## Start

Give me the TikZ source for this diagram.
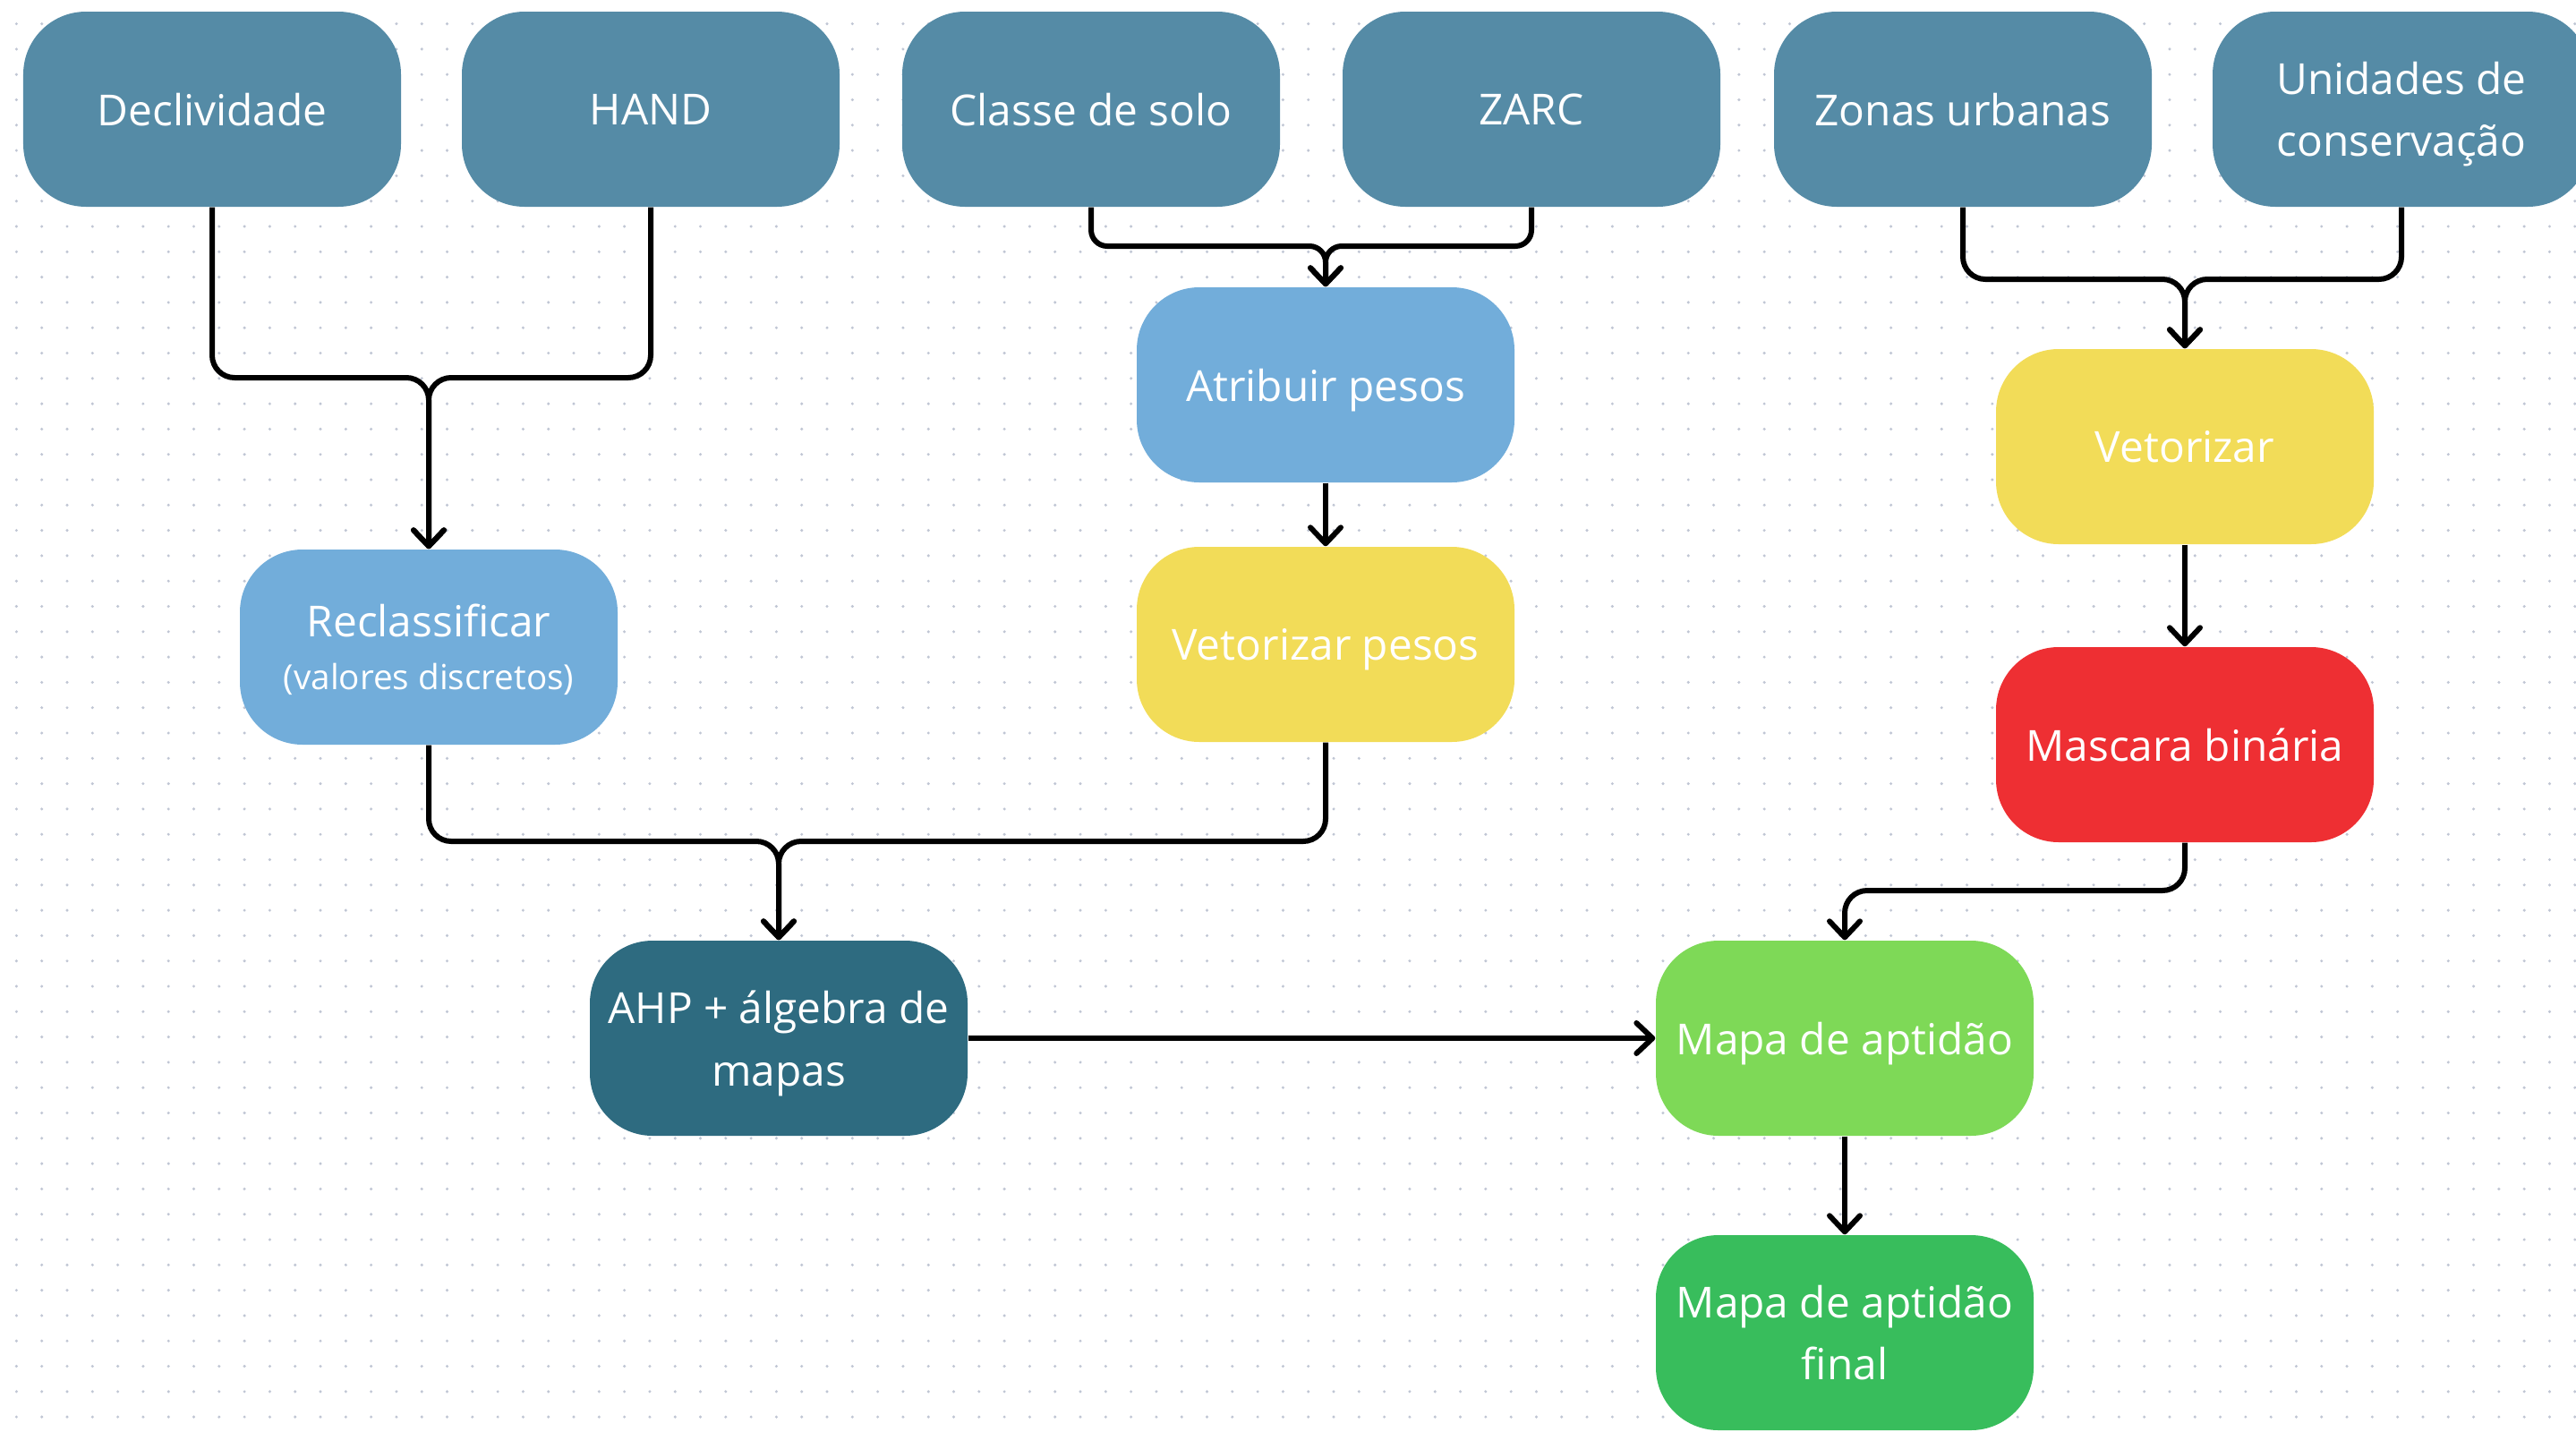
\documentclass[tikz,border=0pt]{standalone}
\usepackage{fontspec}
\setmainfont{Open Sans}
\usetikzlibrary{arrows.meta}
\definecolor{inputblue}{RGB}{85,139,166}
\definecolor{weightblue}{RGB}{114,173,218}
\definecolor{vecyellow}{RGB}{242,220,88}
\definecolor{maskred}{RGB}{238,47,51}
\definecolor{ahpteal}{RGB}{46,107,128}
\definecolor{aptgreen}{RGB}{126,217,87}
\definecolor{finalgreen}{RGB}{56,189,92}
\definecolor{dotgray}{RGB}{192,198,212}

\begin{document}
\begin{tikzpicture}[auto,scale=1.0]
        \tikzstyle{box}=[rectangle,rounded corners=7mm,minimum width=4.22cm,minimum height=2.18cm,align=center,text=white,inner sep=2pt,text depth=0pt,font=\fontsize{13.6}{19.8}\selectfont]
        \tikzstyle{link}=[line width=0.6mm,rounded corners=2.5mm,-{Straight Barb[round,length=1.8mm,width=3.4mm]}]
        \useasboundingbox (0,0) rectangle (28.78,-15.99);
        \foreach \i in {0,...,101}
            \foreach \j in {0,...,55}
                \fill [dotgray] (0.184+0.283*\i,-0.266-0.283*\j) circle (0.17mm);
        % inputs
        \node [box,fill=inputblue] (decl) at (2.37,-1.22) {Declividade};
        \node [box,fill=inputblue] (hand) at (7.27,-1.22) {HAND};
        \node [box,fill=inputblue] (solo) at (12.19,-1.22) {Classe de solo};
        \node [box,fill=inputblue] (zarc) at (17.11,-1.22) {ZARC};
        \node [box,fill=inputblue] (urb) at (21.93,-1.22) {Zonas urbanas};
        \node [box,fill=inputblue] (uc) at (26.83,-1.22) {Unidades de\\conservação};
        % processing
        \node [box,fill=weightblue] (recl) at (4.79,-7.23) {Reclassificar\\[-3pt]{\fontsize{11}{13}\selectfont (valores discretos)}};
        \node [box,fill=weightblue] (pesos) at (14.81,-4.30) {Atribuir pesos};
        \node [box,fill=vecyellow] (vetp) at (14.81,-7.20) {Vetorizar pesos};
        \node [box,fill=vecyellow] (vet) at (24.41,-4.99) {Vetorizar};
        \node [box,fill=maskred] (masc) at (24.41,-8.32) {Mascara binária};
        \node [box,fill=ahpteal] (ahp) at (8.70,-11.60) {AHP + álgebra de\\mapas};
        \node [box,fill=aptgreen] (apt) at (20.61,-11.60) {Mapa de aptidão};
        \node [box,fill=finalgreen] (final) at (20.61,-14.89) {Mapa de aptidão\\final};
        % junctions
        \coordinate (j1) at (4.79,-4.22);
        \coordinate (j2) at (14.81,-2.75);
        \coordinate (j3) at (24.41,-3.12);
        \coordinate (j4) at (8.70,-9.40);
        \coordinate (j5) at (20.61,-9.95);
        \draw [link] (decl.south) |- (j1) -- (recl.north);
        \draw [link] (hand.south) |- (j1) -- (recl.north);
        \draw [link,rounded corners=1.8mm] (solo.south) |- (j2) -- (pesos.north);
        \draw [link,rounded corners=1.8mm] (zarc.south) |- (j2) -- (pesos.north);
        \draw [link] (urb.south) |- (j3) -- (vet.north);
        \draw [link] (uc.south) |- (j3) -- (vet.north);
        \draw [link] (pesos.south) -- (vetp.north);
        \draw [link] (vet.south) -- (masc.north);
        \draw [link] (recl.south) |- (j4) -- (ahp.north);
        \draw [link] (vetp.south) |- (j4) -- (ahp.north);
        \draw [link] (masc.south) |- (j5) -- (apt.north);
        \draw [link] (ahp.east) -- (apt.west);
        \draw [link] (apt.south) -- (final.north);
\end{tikzpicture}
\end{document}
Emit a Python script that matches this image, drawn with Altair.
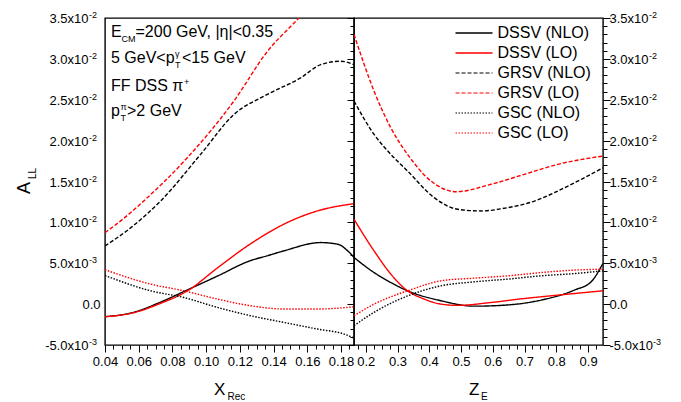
import altair as alt
import pandas as pd

FONT = "Liberation Sans"
W1, W2, H = 249, 249, 327

SERIES = ["DSSV (NLO)", "DSSV (LO)", "GRSV (NLO)", "GRSV (LO)", "GSC (NLO)", "GSC (LO)"]
COLORS = ["#000000", "#ff0000", "#000000", "#ff0000", "#000000", "#ff0000"]
DASHES = [[1, 0], [1, 0], [4, 2], [4, 2], [1.5, 1.5], [1.5, 1.5]]
WIDTHS = [1.4, 1.4, 1.1, 1.1, 1.2, 1.2]

# ---------- left panel: A_LL vs X_Rec ----------
L_DSSV_NLO_X = [0.040, 0.057, 0.073, 0.089, 0.107, 0.126, 0.136, 0.146, 0.168, 0.178, 0.184, 0.1877]
L_DSSV_NLO_Y = [-0.00154, -0.00100, 0.00025, 0.00175, 0.00346, 0.00530, 0.00590, 0.00651, 0.00753, 0.00733, 0.00651, 0.00570]
L_DSSV_LO_X = [0.040, 0.057, 0.073, 0.089, 0.107, 0.126, 0.146, 0.166, 0.1877]
L_DSSV_LO_Y = [-0.00154, -0.00105, 0.00010, 0.00163, 0.00448, 0.00733, 0.00977, 0.01140, 0.01229]
L_GRSV_NLO_X = [0.040, 0.055, 0.073, 0.0967, 0.1165, 0.1363, 0.156, 0.168, 0.1798, 0.1877]
L_GRSV_NLO_Y = [0.00712, 0.00930, 0.01262, 0.01832, 0.02320, 0.02565, 0.02767, 0.02930, 0.02971, 0.02930]
L_GRSV_LO_X = [0.040, 0.050, 0.063, 0.0888, 0.1163, 0.1363, 0.155, 0.170, 0.1877]
L_GRSV_LO_Y = [0.00875, 0.01030, 0.01262, 0.01790, 0.02480, 0.03090, 0.03500, 0.03830, 0.04180]
L_GSC_NLO_X = [0.040, 0.067, 0.0868, 0.1066, 0.1264, 0.1462, 0.166, 0.1818, 0.1877]
L_GSC_NLO_Y = [0.00350, 0.00163, 0.00081, -0.00040, -0.00142, -0.00224, -0.00305, -0.00366, -0.00415]
L_GSC_LO_X = [0.040, 0.067, 0.0868, 0.1066, 0.1264, 0.1462, 0.166, 0.1877]
L_GSC_LO_Y = [0.00420, 0.00245, 0.00163, 0.00062, -0.00020, -0.00060, -0.00060, -0.00032]

# ---------- right panel: A_LL vs Z_E ----------
R_DSSV_NLO_X = [0.163, 0.2262, 0.279, 0.3316, 0.437, 0.542, 0.647, 0.752, 0.857, 0.910, 0.947]
R_DSSV_NLO_Y = [0.00570, 0.00386, 0.00264, 0.00163, 0.00041, -0.00025, -0.00010, 0.00049, 0.00172, 0.00275, 0.00500]
R_DSSV_LO_X = [0.163, 0.2262, 0.279, 0.3316, 0.384, 0.437, 0.4895, 0.5946, 0.700, 0.805, 0.947]
R_DSSV_LO_Y = [0.01038, 0.00651, 0.00367, 0.00163, 0.00062, 0.00000, -0.00015, 0.00020, 0.00069, 0.00110, 0.00163]
R_GRSV_NLO_X = [0.163, 0.2262, 0.279, 0.3316, 0.4156, 0.4895, 0.563, 0.647, 0.731, 0.805, 0.879, 0.947]
R_GRSV_NLO_Y = [0.02483, 0.02076, 0.01832, 0.01628, 0.01302, 0.01160, 0.01140, 0.01180, 0.01260, 0.01384, 0.01527, 0.01668]
R_GRSV_LO_X = [0.163, 0.2262, 0.2789, 0.3316, 0.4052, 0.484, 0.5946, 0.6998, 0.805, 0.9104, 0.947]
R_GRSV_LO_Y = [0.03300, 0.02605, 0.02157, 0.01832, 0.01506, 0.01375, 0.01466, 0.01588, 0.01710, 0.01790, 0.01811]
R_GSC_NLO_X = [0.163, 0.2262, 0.3316, 0.437, 0.542, 0.647, 0.752, 0.857, 0.947]
R_GSC_NLO_Y = [-0.00264, -0.00100, 0.00100, 0.00224, 0.00273, 0.00306, 0.00346, 0.00374, 0.00407]
R_GSC_LO_X = [0.163, 0.2262, 0.3316, 0.437, 0.542, 0.647, 0.752, 0.857, 0.947]
R_GSC_LO_Y = [-0.00142, 0.00000, 0.00163, 0.00285, 0.00318, 0.00346, 0.00386, 0.00416, 0.00428]

# ---------- axis ticks / labels ----------
Y_DOMAIN = [-0.005, 0.035]
X1_DOMAIN = [0.04, 0.1877]
X2_DOMAIN = [0.163, 0.947]
Y_TICKS = [round(-0.005 + 0.001 * i, 3) for i in range(41)]
X1_TICKS = [round(0.04 + 0.005 * i, 3) for i in range(30)]
X2_TICKS = [round(0.175 + 0.025 * i, 3) for i in range(31)]
Y_LABEL_VALUES = [-0.005, 0.005, 0.010, 0.015, 0.020, 0.025, 0.030, 0.035]
Y_LABEL_MAIN = ["-5.0x10", "5.0x10", "1.0x10", "1.5x10", "2.0x10", "2.5x10", "3.0x10", "3.5x10"]
Y_LABEL_SUP = ["-3", "-3", "-2", "-2", "-2", "-2", "-2", "-2"]


def long_table(pairs):
    rows = []
    for name, (xs, ys) in zip(SERIES, pairs):
        for xv, yv in zip(xs, ys):
            rows.append({"x": xv, "y": yv, "s": name})
    return pd.DataFrame(rows)


left_df = long_table([(L_DSSV_NLO_X, L_DSSV_NLO_Y), (L_DSSV_LO_X, L_DSSV_LO_Y),
                      (L_GRSV_NLO_X, L_GRSV_NLO_Y), (L_GRSV_LO_X, L_GRSV_LO_Y),
                      (L_GSC_NLO_X, L_GSC_NLO_Y), (L_GSC_LO_X, L_GSC_LO_Y)])
right_df = long_table([(R_DSSV_NLO_X, R_DSSV_NLO_Y), (R_DSSV_LO_X, R_DSSV_LO_Y),
                       (R_GRSV_NLO_X, R_GRSV_NLO_Y), (R_GRSV_LO_X, R_GRSV_LO_Y),
                       (R_GSC_NLO_X, R_GSC_NLO_Y), (R_GSC_LO_X, R_GSC_LO_Y)])

yscale = alt.Scale(domain=Y_DOMAIN, nice=False, zero=False)


def tick_size(step):
    return {"condition": {"test": f"abs(datum.value/{step} - round(datum.value/{step})) < 0.001",
                          "value": 7}, "value": 4}


def y_axis(orient):
    return alt.Axis(orient=orient, values=Y_TICKS, labels=False, title=None, grid=False,
                    domain=False, ticks=True, tickColor="black", tickWidth=1,
                    tickSize=tick_size(0.005))


def x_axis(values, step, fmt):
    return alt.Axis(orient="bottom", values=values, title=None, grid=False, domain=False,
                    tickColor="black", tickWidth=1, tickSize=tick_size(step),
                    labelExpr=f"abs(datum.value/{step} - round(datum.value/{step})) < 0.001 ? format(datum.value, '{fmt}') : ''",
                    labelFont=FONT, labelFontSize=13, labelColor="black", labelFlush=False,
                    labelPadding=3, labelOverlap=False)


def lines(df, xdom, xaxis, yaxis):
    return alt.Chart(df).mark_line(clip=True, interpolate="monotone").encode(
        x=alt.X("x:Q", scale=alt.Scale(domain=xdom, nice=False, zero=False), axis=xaxis),
        y=alt.Y("y:Q", scale=yscale, axis=yaxis),
        color=alt.Color("s:N", scale=alt.Scale(domain=SERIES, range=COLORS), legend=None),
        strokeDash=alt.StrokeDash("s:N", scale=alt.Scale(domain=SERIES, range=DASHES), legend=None),
        strokeWidth=alt.StrokeWidth("s:N", scale=alt.Scale(domain=SERIES, range=WIDTHS), legend=None),
    )


ONE = pd.DataFrame({"k": [0]})


def txt(s, x, y, size, align="left", baseline="alphabetic", angle=0):
    mk = dict(text=s, font=FONT, fontSize=size, align=align, baseline=baseline, color="black")
    if angle:
        mk["angle"] = angle
    return alt.Chart(ONE).mark_text(**mk).encode(x=alt.value(x), y=alt.value(y))


ylab_df = pd.DataFrame({"v": Y_LABEL_VALUES, "main": Y_LABEL_MAIN, "sup": Y_LABEL_SUP})
zero_df = pd.DataFrame({"v": [0.0], "main": ["0.0"]})


def ylabels(side_x, left_side, yaxis=None):
    base = alt.Chart(ylab_df)
    layers = []
    if left_side:
        layers.append(base.mark_text(font=FONT, fontSize=13, align="right", baseline="middle", dy=1,
                                     color="black").encode(
            x=alt.value(side_x - 12), y=alt.Y("v:Q", scale=yscale, axis=yaxis), text="main:N"))
        layers.append(base.mark_text(font=FONT, fontSize=9, align="left", baseline="alphabetic", dy=0,
                                     color="black").encode(
            x=alt.value(side_x - 11.5), y=alt.Y("v:Q", scale=yscale, axis=None), text="sup:N"))
        layers.append(alt.Chart(zero_df).mark_text(font=FONT, fontSize=13, align="right", baseline="middle",
                                                   dy=1, color="black").encode(
            x=alt.value(side_x), y=alt.Y("v:Q", scale=yscale, axis=None), text="main:N"))
    else:
        layers.append(base.mark_text(font=FONT, fontSize=13, align="left", baseline="middle", dy=1,
                                     color="black").encode(
            x=alt.value(side_x), y=alt.Y("v:Q", scale=yscale, axis=yaxis), text="main:N"))
        layers.append(base.transform_filter("datum.v > 0").mark_text(
            font=FONT, fontSize=9, align="left", baseline="alphabetic", color="black").encode(
            x=alt.value(side_x + 39.5), y=alt.Y("v:Q", scale=yscale, axis=None), text="sup:N"))
        layers.append(base.transform_filter("datum.v < 0").mark_text(
            font=FONT, fontSize=9, align="left", baseline="alphabetic", color="black").encode(
            x=alt.value(side_x + 43.5), y=alt.Y("v:Q", scale=yscale, axis=None), text="sup:N"))
        layers.append(alt.Chart(zero_df).mark_text(font=FONT, fontSize=13, align="left", baseline="middle",
                                                   dy=1, color="black").encode(
            x=alt.value(side_x), y=alt.Y("v:Q", scale=yscale, axis=None), text="main:N"))
    return layers


spacer = alt.Chart(ONE).mark_rect(opacity=0).encode(
    x=alt.value(-104), x2=alt.value(-104), y=alt.value(-17), y2=alt.value(H))

# annotations (left panel)
ann = [
    txt("E", 6, 19, 16), txt("CM", 16.5, 24, 9), txt("=200 GeV, |η|<0.35", 30.5, 19, 16),
    txt("5 GeV<p", 6, 45, 16), txt("γ", 70, 39, 9), txt("T", 70, 50, 9), txt("<15 GeV", 77, 45, 16),
    txt("FF DSS π", 6, 73, 16), txt("+", 79, 66.5, 9),
    txt("p", 6, 98, 16), txt("π", 15.5, 91.5, 9), txt("T", 15.5, 103, 9), txt(">2 GeV", 22, 98, 16),
    txt("A", -75, 176, 18, angle=270), txt("LL", -69, 161, 10, angle=270),
    txt("X", 109, 377, 17), txt("Rec", 122.5, 382, 10),
]

left = alt.layer(
    spacer,
    lines(left_df, X1_DOMAIN, x_axis(X1_TICKS, 0.02, ".2f"), y_axis("left")),
    *ylabels(-4.5, True),
    *ann,
).properties(width=W1, height=H)

# legend (right panel)
leg = []
for i, name in enumerate(SERIES):
    yy = 15 + 20 * i
    leg.append(alt.Chart(ONE).mark_rule(color=COLORS[i], strokeDash=DASHES[i], strokeWidth=WIDTHS[i]).encode(
        x=alt.value(101.5), x2=alt.value(138.5), y=alt.value(yy)))
    leg.append(txt(name, 143.5, yy, 16, baseline="middle"))

right_axis_layer = ylabels(W2 + 6.5, False, yaxis=y_axis("right"))

right = alt.layer(
    lines(right_df, X2_DOMAIN, x_axis(X2_TICKS, 0.1, ".1f"), y_axis("left")),
    *right_axis_layer,
    *leg,
    txt("Z", 115, 377, 17), txt("E", 127, 382, 10),
).properties(width=W2, height=H).resolve_axis(y="independent")

chart = alt.hconcat(left, right, spacing=0, bounds="flush").properties(
    padding=0
).configure_view(stroke="black", strokeWidth=1.4).configure_axis(grid=False)

chart.save("out.html", embed_options={"renderer": "svg", "actions": False})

## End

» TO BE DONE
Every line from the one containing "Emit a Python" to the one containing "WIDTHS = [1.4, 1.4, 1.1, 1.1, 1.2, 1.2]" should be output exactly, both ends included. Nothing else goes in, and no pictures either.

» RESPONSE TO THE EXERCISE
Emit a Python script that matches this image, drawn with Altair.
import altair as alt
import pandas as pd

FONT = "Liberation Sans"
W1, W2, H = 249, 249, 327

SERIES = ["DSSV (NLO)", "DSSV (LO)", "GRSV (NLO)", "GRSV (LO)", "GSC (NLO)", "GSC (LO)"]
COLORS = ["#000000", "#ff0000", "#000000", "#ff0000", "#000000", "#ff0000"]
DASHES = [[1, 0], [1, 0], [4, 2], [4, 2], [1.5, 1.5], [1.5, 1.5]]
WIDTHS = [1.4, 1.4, 1.1, 1.1, 1.2, 1.2]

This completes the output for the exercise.